Обсуждение: Optimisation, index use question [long]

Поиск
Список
Период
Сортировка

Optimisation, index use question [long]

От
Francois Suter
Дата:
Hi all,

I am having my first try at optimizing the way queries are run on one of my
databases and I'm having a few problems/questions.

Here is the picture (kept simple): I have a table that is at the center of a
many-to-many relationship with about 300K records. Here is its definition:

blocop2=# \d protocolitems
                               Table "public.protocolitems"
         Column         |   Type   |                       Modifiers
------------------------+----------+----------------------------------------
---------------
 protocolitemID         | bigint   | not null default
nextval('"protocolitems_seq"'::text)
 protocolitemProtocolID | bigint   | not null
 protocolitemItemID     | bigint   | not null
 protocolitemQuantity   | smallint | not null default 0
Indexes: protocolitems_pkey primary key btree ("protocolitemID"),
         protocol_item_pair unique btree ("protocolitemProtocolID",
"protocolitemItemID"),
         item_index btree ("protocolitemItemID"),
         protocol_index btree ("protocolitemProtocolID")
Foreign Key constraints: protocol_used FOREIGN KEY
("protocolitemProtocolID") REFERENCES protocols("protocolID") ON UPDATE NO
ACTION ON DELETE CASCADE,
                         article_referenced FOREIGN KEY
("protocolitemItemID") REFERENCES items("itemID") ON UPDATE NO ACTION ON
DELETE CASCADE

So it's got a primary key and two foreign keys. I decided to index the two
foreign keys to that they could be queried more quickly. I also defined a
unique constraint because I cannot have duplicate pairs of foreign keys.

That's actually the first question: since the unique constraint already
generates an index on the two foreign keys, do I really need the two other
indexes?

Now the problem I have is that, although this table is not huge, it's still
quite large and operations on a couple of thousand records are taking quite
some time. Roughly said an update/delete operation on a single record takes
about 1 to 1.5 second. Sometimes I have to operate on 4000 records in a go,
which means between 4000 and 6000 seconds. The application having a web
interface, I guess you can imagine I have a timeout problem on my hands. I
can access the server configuration and change the timeout limits, but
changing it to that extent (1.5 hours!) doesn't seem like a good solution.
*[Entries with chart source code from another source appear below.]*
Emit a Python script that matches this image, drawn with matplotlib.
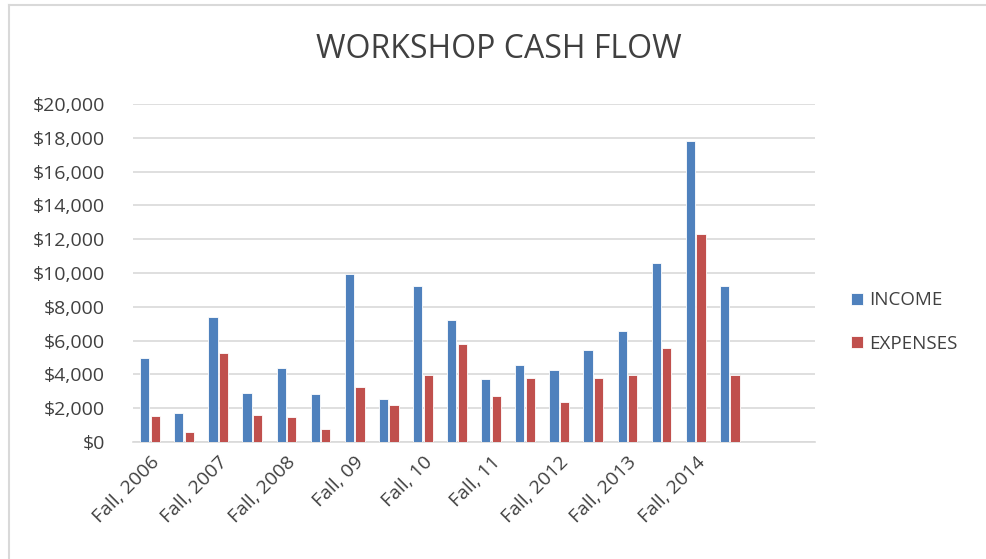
import matplotlib.pyplot as plt
from matplotlib.lines import Line2D
from matplotlib.ticker import FuncFormatter
import numpy as np

# Semesters (every other label is shown on the axis, last two slots empty)
shown_labels = ["Fall, 2006", "Fall, 2007", "Fall, 2008", "Fall, 09", "Fall, 10",
                "Fall, 11", "Fall, 2012", "Fall, 2013", "Fall, 2014", ""]
n_slots = 20

income = [5000, 1720, 7420, 2910, 4390, 2850, 9950, 2530, 9250,
          7220, 3750, 4530, 4280, 5440, 6570, 10610, 17810, 9250]
expenses = [1560, 600, 5260, 1620, 1460, 770, 3280, 2170, 3980,
            5810, 2740, 3790, 2340, 3790, 3940, 5560, 12330, 3960]

blue = "#4f81bd"
red = "#c0504d"
text_color = "#404040"

plt.rcParams['font.family'] = ['Open Sans', 'DejaVu Sans']

fig = plt.figure(figsize=(9.87, 5.59), dpi=100)
ax = fig.add_axes([133 / 987, 1 - 442 / 559, (815 - 133) / 987, (442 - 104) / 559])

x = np.arange(len(income))
w = 0.27
ax.bar(x - w / 2 - 0.02, income, width=w, color=blue, edgecolor="white",
       linewidth=0.6, label="INCOME", zorder=3)
ax.bar(x + w / 2 + 0.02, expenses, width=w, color=red, edgecolor="white",
       linewidth=0.6, label="EXPENSES", zorder=3)

ax.set_xlim(-0.5, n_slots - 0.5)
ax.set_ylim(0, 20000)
ax.set_yticks(range(0, 20001, 2000))
ax.yaxis.set_major_formatter(FuncFormatter(lambda v, p: "${:,.0f}".format(v)))
ax.grid(axis="y", color="#d9d9d9", linewidth=1.2, zorder=0)
ax.set_axisbelow(True)
for s in ["top", "right", "left"]:
    ax.spines[s].set_visible(False)
ax.spines["bottom"].set_color("#d9d9d9")
ax.spines["bottom"].set_linewidth(1.2)

ax.set_xticks(np.arange(0, n_slots, 2))
ax.set_xticklabels(shown_labels, rotation=45, ha="right", rotation_mode="anchor",
                   fontsize=14, color=text_color)
ax.tick_params(axis="x", length=0, pad=8, labelcolor=text_color)
ax.tick_params(axis="y", length=0, pad=20, labelsize=14, labelcolor=text_color)

fig.text(0.505, 1 - 50 / 559, "WORKSHOP CASH FLOW", ha="center", va="center",
         fontsize=23, color=text_color)

fig.legend(loc="center left", bbox_to_anchor=(834 / 987, 1 - 322 / 559),
           frameon=False, fontsize=13.5, handlelength=0.65, handleheight=0.65,
           handletextpad=0.3, labelspacing=1.35, labelcolor=text_color)

# chart border (top and left edges visible)
fig.add_artist(Line2D([9 / 987, 9 / 987], [0, 1 - 5 / 559], transform=fig.transFigure,
                      color="#d9d9d9", linewidth=1.5))
fig.add_artist(Line2D([9 / 987, 1], [1 - 5 / 559, 1 - 5 / 559], transform=fig.transFigure,
                      color="#d9d9d9", linewidth=1.5))

fig.savefig("out.png", dpi=100)
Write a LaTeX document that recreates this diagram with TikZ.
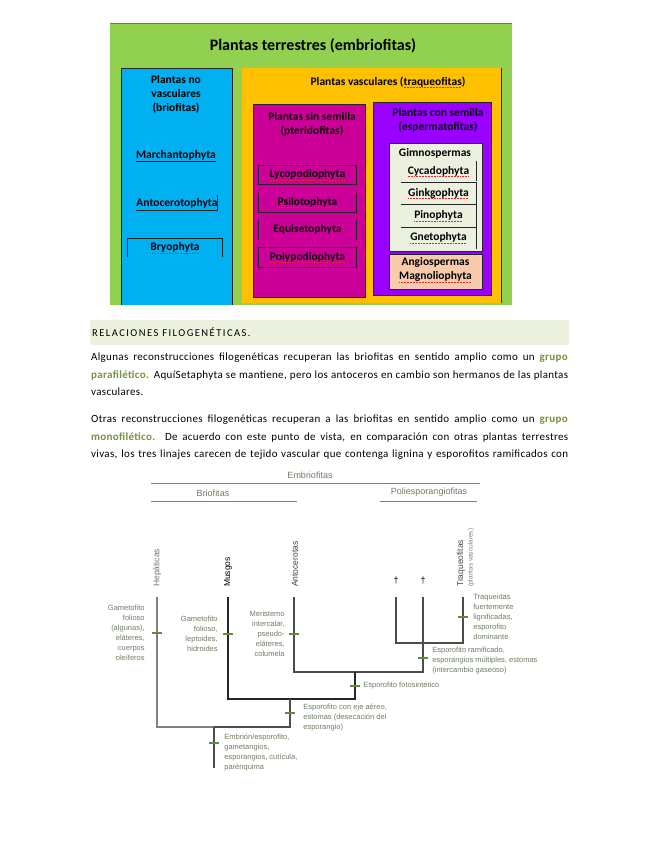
\documentclass[tikz,border=0pt]{standalone}
\usepackage{fontspec}
\setmainfont{Carlito}
\newfontfamily\treefont{Liberation Sans}
\usepackage{tikz}
\usetikzlibrary{positioning,calc}
\definecolor{leafgreen}{RGB}{146,208,80}
\definecolor{skyblue}{RGB}{0,176,240}
\definecolor{amber}{RGB}{255,192,0}
\definecolor{fuchsia}{RGB}{204,0,153}
\definecolor{seedviolet}{RGB}{153,0,255}
\definecolor{palegreen}{RGB}{235,241,222}
\definecolor{peach}{RGB}{248,203,173}
\definecolor{olivegreen}{RGB}{118,146,60}
\definecolor{treegreen}{RGB}{96,140,58}
\definecolor{treetext}{RGB}{112,124,98}
\definecolor{spellred}{RGB}{220,40,40}
\newcommand\spellmark[1]{\setbox0\hbox{#1}\rlap{\hbox to \wd0{\color{spellred}\xleaders\hbox{\rule[-2.4pt]{0.9pt}{0.6pt}\hspace{0.6pt}}\hfill}}\box0}
\tikzset{
  panel/.style={draw=black!85,line width=0.9pt},
  cellrule/.style={black!85,line width=0.8pt},
  head/.style={font=\bfseries\fontsize{11.5}{14}\selectfont,align=center,inner sep=0pt},
  taxon/.style={font=\bfseries\fontsize{11.5}{13}\selectfont,inner sep=0pt},
  pterocell/.style={taxon,minimum width=97pt,minimum height=19pt},
  gymcell/.style={taxon,minimum width=75pt,minimum height=21.8pt},
  para/.style={text width=477pt,align=justify,inner sep=0pt,font=\fontsize{11}{17.5}\selectfont\addfontfeature{LetterSpace=3}},
  branch/.style={black!70,line width=1.2pt},
  synapo/.style={fill=treegreen,minimum width=10pt,minimum height=1.6pt,inner sep=0pt},
  trait/.style={font=\treefont\fontsize{7.5}{10}\selectfont,text=treetext,inner sep=0pt},
  cladename/.style={font=\treefont\fontsize{9}{11}\selectfont,text=treetext,inner sep=0pt},
  cladeline/.style={olivegreen,line width=0.8pt},
  leaf/.style={font=\treefont\fontsize{8.5}{10}\selectfont,rotate=90,anchor=west,inner sep=0pt}
}
\begin{document}
\begin{tikzpicture}[x=1pt,y=-1pt,node distance=8pt]
\useasboundingbox[fill=white] (0,0) rectangle (655,848);
% cuadro de clasificacion
\fill[leafgreen] (110,23) rectangle (512,305);
\draw[black!55,line width=0.8pt] (110,23) -- (512,23);
\node[font=\bfseries\fontsize{16}{18}\selectfont] (title) at (313,46) {Plantas terrestres (embriofitas)};
\fill[skyblue] (121,68) rectangle (232,305);
\draw[panel] (121,305) -- (121,68) -- (232,68) -- (232,305);
\fill[amber] (242,68) rectangle (501,303);
\draw[panel] (501,68) -- (501,303);
\filldraw[panel,fill=fuchsia] (253,104) rectangle (365,297);
\filldraw[panel,fill=seedviolet] (373,102) rectangle (491,295);
\filldraw[panel,line width=0.6pt,fill=palegreen] (389,143) rectangle (482,251);
\filldraw[panel,line width=0.6pt,fill=peach] (389,254) rectangle (482,289);

\node[head] (nonvasc) at (176,94) {Plantas no\\vasculares\\(briofitas)};
\node[taxon] (march) at (176,156) {\underline{Marchantophyta}};
\node[taxon] (antoc) at (177,203) {Antocerotophyta};
\draw[cellrule] (antoc.south west) ++(0,2) -- ([yshift=-2pt]antoc.south east) -- ++(0,-15);
\node[taxon,minimum width=94pt,minimum height=18pt] (bryo) at (175,248) {\spellmark{Bryophyta}};
\draw[cellrule] (bryo.south west) -- (bryo.north west) -- (bryo.north east) -- (bryo.south east);

\node[head] (vasc) at (388,82) {Plantas vasculares (\spellmark{traqueofitas})};
\node[head] (sinsem) at (312,124) {Plantas sin semilla\\(pteridofitas)};
\node[pterocell] (lyco) at (307.5,175) {\spellmark{Lycopodiophyta}};
\node[pterocell,below=of lyco] (psil) {\spellmark{Psilotophyta}};
\node[pterocell,below=of psil] (equi) {Equisetophyta};
\node[pterocell,below=of equi] (poly) {\spellmark{Polypodiophyta}};
\draw[cellrule] (lyco.north west) rectangle (lyco.south east);
\draw[cellrule] (psil.north west) -- (psil.south west) -- (psil.south east) -- (psil.north east);
\draw[cellrule] (equi.north west) -- (equi.south west);
\draw[cellrule] (equi.north east) -- (equi.south east);
\draw[cellrule] (poly.north west) rectangle (poly.south east);

\node[head] (consem) at (438,120) {Plantas con semilla\\(espermatofitas)};
\node[head] (gymno) at (435,153) {Gimnospermas};
\node[gymcell] (cyca) at (438.5,171.5) {\spellmark{Cycadophyta}};
\node[gymcell,below=0pt of cyca] (ginkgo) {\spellmark{Ginkgophyta}};
\node[gymcell,below=0pt of ginkgo] (pino) {\spellmark{Pinophyta}};
\node[gymcell,below=0pt of pino] (gneto) {\spellmark{Gnetophyta}};
\draw[cellrule] ([yshift=-1pt]cyca.north east) -- ([yshift=2pt]cyca.south east);
\foreach \cell in {ginkgo,pino,gneto}
  \draw[cellrule] (\cell.north west) -- (\cell.north east) -- (\cell.south east);
\node[head] (angio) at (435.5,270) {Angiospermas\\\spellmark{Magnoliophyta}};

% texto
\fill[palegreen] (90,320) rectangle (569,345);
\node[anchor=west,inner sep=0pt,font=\fontsize{10.5}{12}\selectfont\addfontfeature{LetterSpace=14}] (relhead) at (92,332.5) {RELACIONES FILOGENÉTICAS.};
\node[para,anchor=north west] (par1) at (91,353) {Algunas reconstrucciones filogenéticas recuperan las briofitas en sentido amplio como un \textcolor{olivegreen}{\textbf{grupo}}\linebreak
\textcolor{olivegreen}{\textbf{parafilético.}} AquíSetaphyta se mantiene, pero los antoceros en cambio son hermanos de las plantas\linebreak
vasculares.};
\node[para,anchor=north west] (par2) at (91,415) {\parfillskip=0pt Otras reconstrucciones filogenéticas recuperan a las briofitas en sentido amplio como un \textcolor{olivegreen}{\textbf{grupo}}\linebreak
\textcolor{olivegreen}{\textbf{monofilético.}} De acuerdo con este punto de vista, en comparación con otras plantas terrestres\linebreak
vivas, los tres linajes carecen de tejido vascular que contenga lignina y esporofitos ramificados con\par};

% cladograma
\node[cladename] (embr) at (310,475) {Embriofitas};
\draw[cladeline] (151,483) -- (480,483);
\node[cladename] (brio) at (213,493) {Briofitas};
\draw[cladeline] (151,501) -- (297,501);
\node[cladename] (polisp) at (429,492) {Poliesporangiofitas};
\draw[cladeline] (380,501) -- (477,501);

\node[leaf,text=black!55] (hep) at (157,587) {Hepáticas};
\node[leaf,text=black] (mus) at (228,587) {Musgos};
\node[leaf,text=black!75] (ant) at (295,587) {Antocerotas};
\node[leaf,text=black!70] (traq) at (461,587) {Traqueofitas};
\node[leaf,font=\treefont\fontsize{6.5}{8}\selectfont,text=black!50] (vascnote) at (471,587) {(plantas vasculares)};
\node[font=\treefont\fontsize{9}{10}\selectfont] (ext1) at (396,581) {†};
\node[font=\treefont\fontsize{9}{10}\selectfont] (ext2) at (423,581) {†};

\coordinate (hepTip) at (157,597);
\coordinate (musTip) at (228,597);
\coordinate (antTip) at (294,597);
\coordinate (ext1Tip) at (396,597);
\coordinate (ext2Tip) at (423,597);
\coordinate (traqTip) at (463,597);
\coordinate (kTraq) at (423,643);
\coordinate (kFoto) at (355,672);
\coordinate (kEje) at (290,699);
\coordinate (kEmb) at (214,727);
\coordinate (root) at (214,768);

\draw[branch] (ext1Tip) |- (kTraq) -| (traqTip);
\draw[branch] (antTip) |- (kFoto) -| (ext2Tip);
\draw[branch,black!85] (musTip) |- (kEje) -| (kFoto);
\draw[branch,black!50] (hepTip) |- (kEmb);
\draw[branch] (kEmb) -| (kEje);
\draw[branch] (kEmb) -- (root);

\node[synapo] (tHep) at (157,633) {};
\node[trait,align=right,left=7pt of tHep] (hepTraits) {Gametofito\\folioso\\(algunas),\\eláteres,\\cuerpos\\oleíferos};
\node[synapo] (tMus) at (228,634) {};
\node[trait,align=right,left=5pt of tMus] (musTraits) {Gametofito\\folioso,\\leptoides,\\hidroides};
\node[synapo] (tAnt) at (294,634) {};
\node[trait,align=right,left=4pt of tAnt] (antTraits) {Meristemo\\intercalar,\\pseudo-\\eláteres,\\columela};
\node[synapo] (tTraq) at (463,617) {};
\node[trait,align=left,right=5pt of tTraq] (traqTraits) {Traqueidas\\fuertemente\\lignificadas,\\esporofito\\dominante};
\node[synapo] (tPoli) at (423,658) {};
\node[trait,align=left,right=4pt of tPoli,yshift=-3pt] (poliTraits) {Esporofito ramificado,\\esporangios múltiples, estomas\\(intercambio gaseoso)};
\node[synapo] (tFoto) at (355,686) {};
\node[trait,align=left,right=3pt of tFoto] (fotoTraits) {Esporofito fotosintético};
\node[synapo] (tEje) at (290,713) {};
\node[trait,align=left,right=8pt of tEje,yshift=-5pt] (ejeTraits) {Esporofito con eje aéreo,\\estomas (desecación del\\esporangio)};
\node[synapo] (tEmb) at (214,743) {};
\node[trait,align=left,right=5pt of tEmb,yshift=-10pt] (embTraits) {Embrión/esporofito,\\gametangios,\\esporangios, cutícula,\\parénquima};
\end{tikzpicture}
\end{document}
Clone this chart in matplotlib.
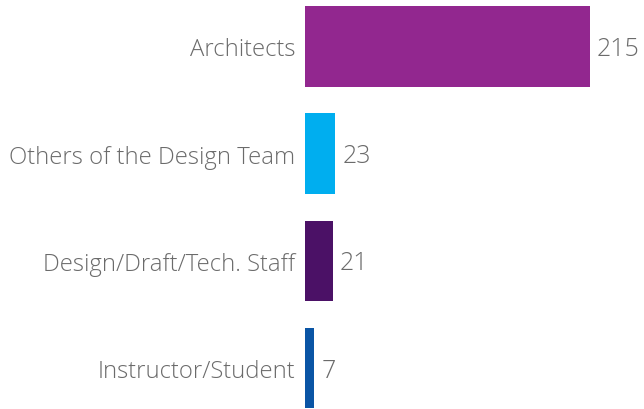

I tried to play around with the indexes and I got surprising results from
the query planner. Here goes. First an extract of the table:

blocop2=# select * from protocolitems where "protocolitemItemID" = 101;
 protocolitemID | protocolitemProtocolID | protocolitemItemID |
protocolitemQuantity
----------------+------------------------+--------------------+-------------
---------
         247501 |                      1 |                101 |
0
         247502 |                      2 |                101 |
0
         247503 |                      3 |                101 |
0
         247504 |                      4 |                101 |
0
         247505 |                      5 |                101 |
0
...
(30 rows)

Then I ran explain analyze on a delete operation of the first record of the
extract above, once with the primary key and once with the foreign key pair:

blocop2=# explain analyze delete from protocolitems where "protocolitemID" =
247501;
                                                  QUERY PLAN
----------------------------------------------------------------------------
----------------------------------
 Seq Scan on protocolitems  (cost=0.00..4971.75 rows=1 width=6) (actual
time=1038.13..1055.69 rows=1 loops=1)
   Filter: ("protocolitemID" = 247501)
 Total runtime: 1056.07 msec
(3 rows)

blocop2=# explain analyze delete from protocolitems where
"protocolitemProtocolID" = 1 and "protocolitemItemID" = 101;
                                                  QUERY PLAN
----------------------------------------------------------------------------
----------------------------------
 Seq Scan on protocolitems  (cost=0.00..5595.50 rows=3 width=6) (actual
time=1048.63..1048.63 rows=0 loops=1)
   Filter: (("protocolitemProtocolID" = 1) AND ("protocolitemItemID" = 101))
 Total runtime: 1048.84 msec
(3 rows)

My first surprise is that the cost/time is the same. I would think that
scanning two columns would be more costly than scanning a single one. Second
surprise, why is the index not used? Third question, does the query planner
take into account the cost of rebuilding the indexes?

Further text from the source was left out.